Federal Reserve Chairman Ben Bernanke calls for more and better information to be gathered on communities that have fallen on economic hard times.
/ Source: The Associated Press

Gathering more and better information on communities that have fallen on economic hard times is crucial to efforts to revive these areas, Federal Reserve Chairman Ben Bernanke said Thursday.

“The development of more and better data on economically distressed communities, together with sophisticated tools for analyzing those data, is essential for continued progress in community economic development,” Bernanke said in prepared remarks delivered via satellite to an economic development summit in Los Angeles.

A copy of his remarks was distributed in Washington.

Bernanke said such information is important for a number of reasons.

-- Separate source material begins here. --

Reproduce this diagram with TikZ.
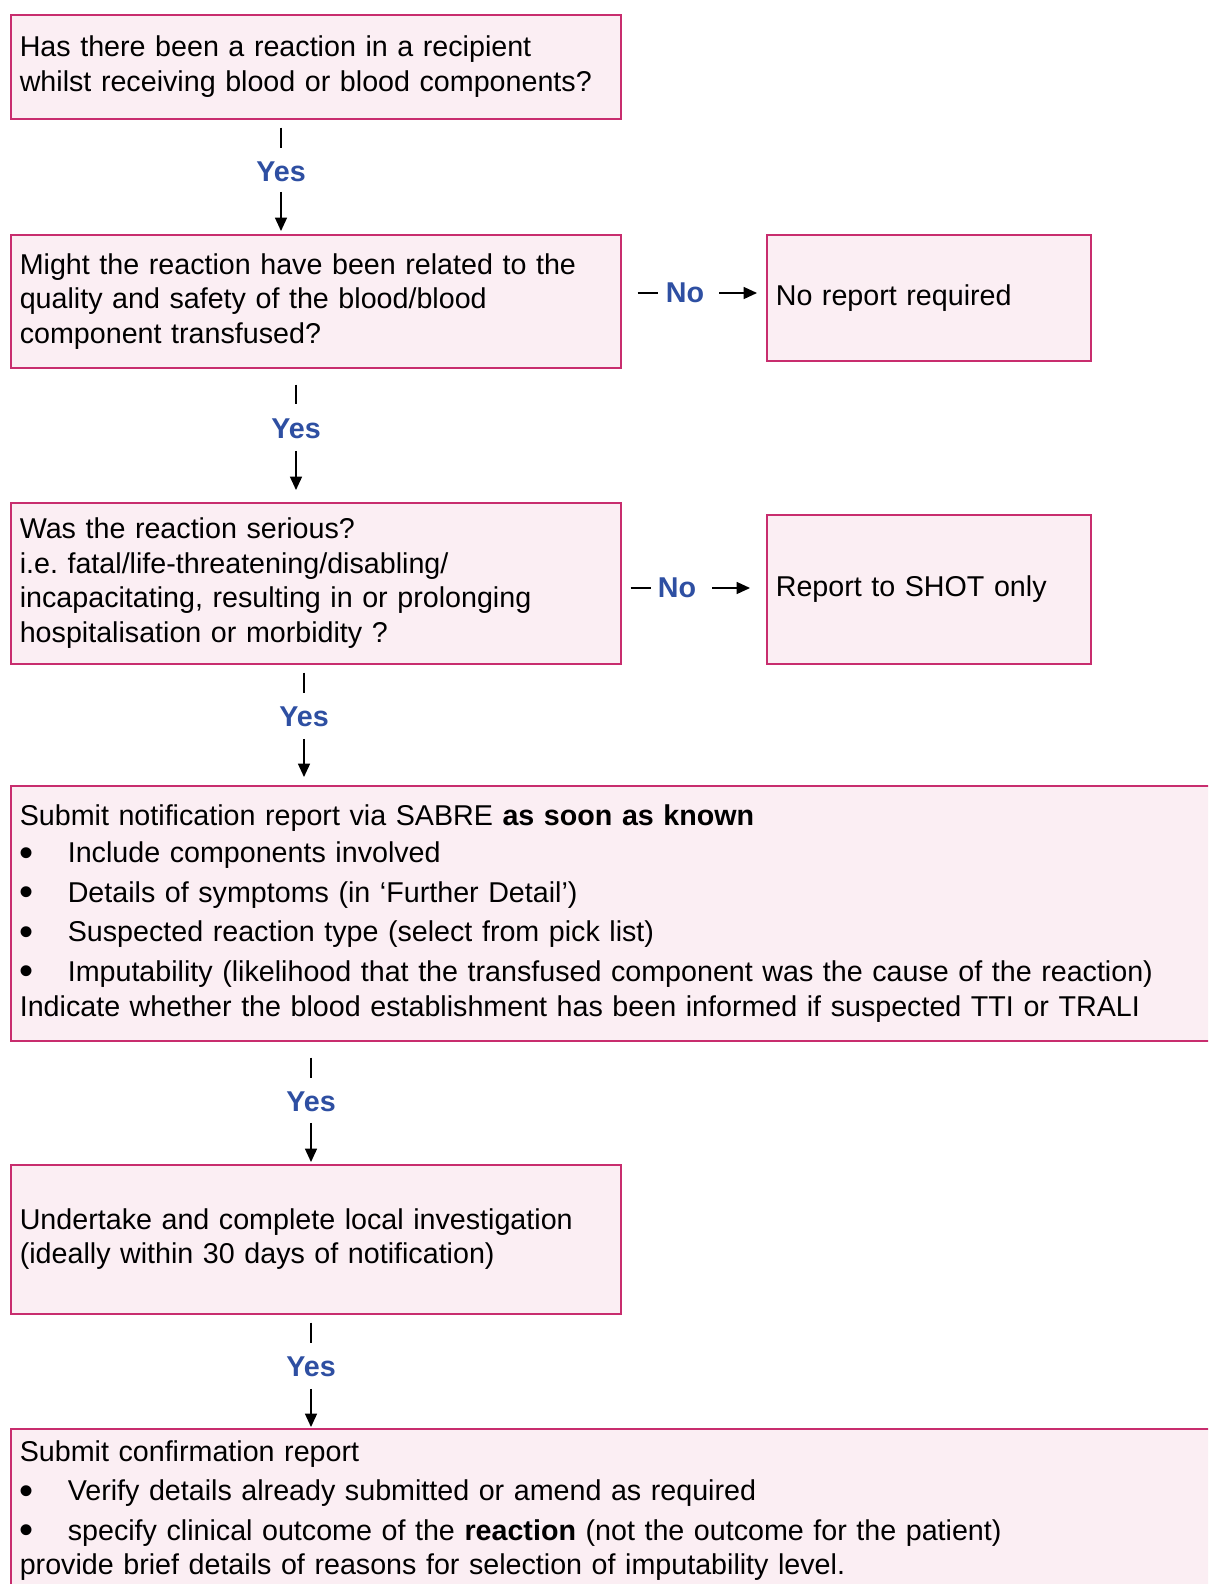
\documentclass[tikz,border=0pt]{standalone}
\usepackage{fontspec}
\setmainfont{Liberation Sans}
\usetikzlibrary{arrows.meta}

\definecolor{boxline}{RGB}{200,45,110}
\definecolor{boxfill}{RGB}{251,238,243}
\definecolor{answerblue}{RGB}{46,79,162}
\newcommand{\bul}{\makebox[36pt][l]{\raisebox{-2.6pt}{\scalebox{1.4}{\textbullet}}}}

\tikzset{
  flowbox/.style={draw=boxline, fill=boxfill, line width=1.2pt, anchor=north west,
    align=left, inner xsep=6.75pt, inner ysep=0pt,
    font=\fontsize{21.5}{25.9}\selectfont\frenchspacing},
  answer/.style={text=answerblue, font=\fontsize{21.5}{24}\selectfont\bfseries, inner sep=0pt},
  link/.style={line width=1pt},
  flowarrow/.style={link, -{Triangle[length=10pt,width=9pt]}},
}

\begin{document}
\begin{tikzpicture}[x=0.75pt, y=-0.75pt]
    \useasboundingbox (0,0) rectangle (1208,1584);
    \clip (0,0) rectangle (1208,1584);

    % questions down the left
    \node[flowbox, text width=444pt, minimum height=78pt] (q1) at (10,14)
        {Has there been a reaction in a recipient\\
         whilst receiving blood or blood components?};
    \node[flowbox, text width=444pt, minimum height=99.75pt] (q2) at (10,234)
        {Might the reaction have been related to the\\
         quality and safety of the blood/blood\\
         component transfused?};
    \node[flowbox, text width=444pt, minimum height=120.75pt] (q3) at (10,502)
        {Was the reaction serious?\\
         i.e. fatal/life-threatening/disabling/\\
         incapacitating, resulting in or prolonging\\
         hospitalisation or morbidity ?};
    \node[flowbox, text width=890pt, minimum height=191.25pt] (notify) at (10,785)
        {Submit notification report via SABRE \textbf{as soon as known}\\[2pt]
         \bul Include components involved\\[4pt]
         \bul Details of symptoms (in `Further Detail')\\[3.5pt]
         \bul Suspected reaction type (select from pick list)\\[4pt]
         \bul Imputability (likelihood that the transfused component was the cause of the reaction)\\
         Indicate whether the blood establishment has been informed if suspected TTI or TRALI};
    \node[flowbox, text width=444pt, minimum height=111.75pt] (local) at (10,1164)
        {Undertake and complete local investigation\\
         (ideally within 30 days of notification)};
    \node[flowbox, text width=890pt, minimum height=123pt] (confirm) at (10,1428)
        {Submit confirmation report\\[3.5pt]
         \bul Verify details already submitted or amend as required\\[3.5pt]
         \bul specify clinical outcome of the \textbf{reaction} (not the outcome for the patient)\\
         provide brief details of reasons for selection of imputability level.};

    % outcomes on the right
    \node[flowbox, text width=229.5pt, minimum height=94.5pt] (none) at (766,234)
        {No report required};
    \node[flowbox, text width=229.5pt, minimum height=111.75pt] (shot) at (766,514)
        {Report to SHOT only};

    % yes answers
    \node[answer] (y1) at (281,172) {Yes};
    \node[answer] (y2) at (296,429) {Yes};
    \node[answer] (y3) at (304,717) {Yes};
    \node[answer] (y4) at (311,1102) {Yes};
    \node[answer] (y5) at (311,1367) {Yes};

    \draw[link, shorten <=6pt, shorten >=10.25pt] (y1 |- q1.south) -- (y1.north);
    \draw[flowarrow, shorten <=7.25pt, shorten >=2.25pt] (y1.south) -- (y1 |- q2.north);
    \draw[link, shorten <=12pt, shorten >=11pt] (y2 |- q2.south) -- (y2.north);
    \draw[flowarrow, shorten <=8.75pt, shorten >=9pt] (y2.south) -- (y2 |- q3.north);
    \draw[link, shorten <=6pt, shorten >=10.25pt] (y3 |- q3.south) -- (y3.north);
    \draw[flowarrow, shorten <=8.75pt, shorten >=6pt] (y3.south) -- (y3 |- notify.north);
    \draw[link, shorten <=12pt, shorten >=10.25pt] (y4 |- notify.south) -- (y4.north);
    \draw[flowarrow, shorten <=8pt, shorten >=1.5pt] (y4.south) -- (y4 |- local.north);
    \draw[link, shorten <=6pt, shorten >=10.25pt] (y5 |- local.south) -- (y5.north);
    \draw[flowarrow, shorten <=8.75pt, shorten >=0.75pt] (y5.south) -- (y5 |- confirm.north);

    % no answers
    \node[answer] (n1) at (685,293) {No};
    \node[answer] (n2) at (677,588) {No};

    \draw[link, shorten <=12pt, shorten >=6pt] (q2.east |- n1) -- (n1.west);
    \draw[flowarrow, shorten <=11.25pt, shorten >=6.75pt] (n1.east) -- (n1 -| none.west);
    \draw[link, shorten <=6.75pt, shorten >=5.25pt] (q3.east |- n2) -- (n2.west);
    \draw[flowarrow, shorten <=12pt, shorten >=12pt] (n2.east) -- (n2 -| shot.west);
\end{tikzpicture}
\end{document}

It can help make companies, entrepreneurs and investors aware of potential development opportunities in such distressed communities. And, the information can help policymakers get a sense of whether their programs to help these areas are effective, he added.

“Good data support community growth and development by helping to identify previously unrecognized market opportunities,” Bernanke said. “Free markets can be a powerful source of economic development, but markets work less effectively when information about potential opportunities is absent or costly for private actors to obtain.”

Over the last 30 years, community development in the United States has evolved from a centralized, federal-government-driven approach to more heavy reliance on the involvement of community-based organizations and agencies for project development and implementation.

In terms of international development, Bernanke noted that “some new thinking ... has rejected the traditional approach to aid, with its emphasis on large-scale projects and top-down planning, in favor of micro-level, bottom-up approaches that use local information and systematic analyses.”

Bernanke, in his speech, did not discuss the future course of interest rates or the state of the U.S. economy.

Bernanke — at his first meeting as Fed chief on March 28 — agreed to boost interest rates to 4.75 percent, the 15th increase since June 2004. Economists predict another rate increase will come at the Fed’s next meeting on May 10 to fend off inflation.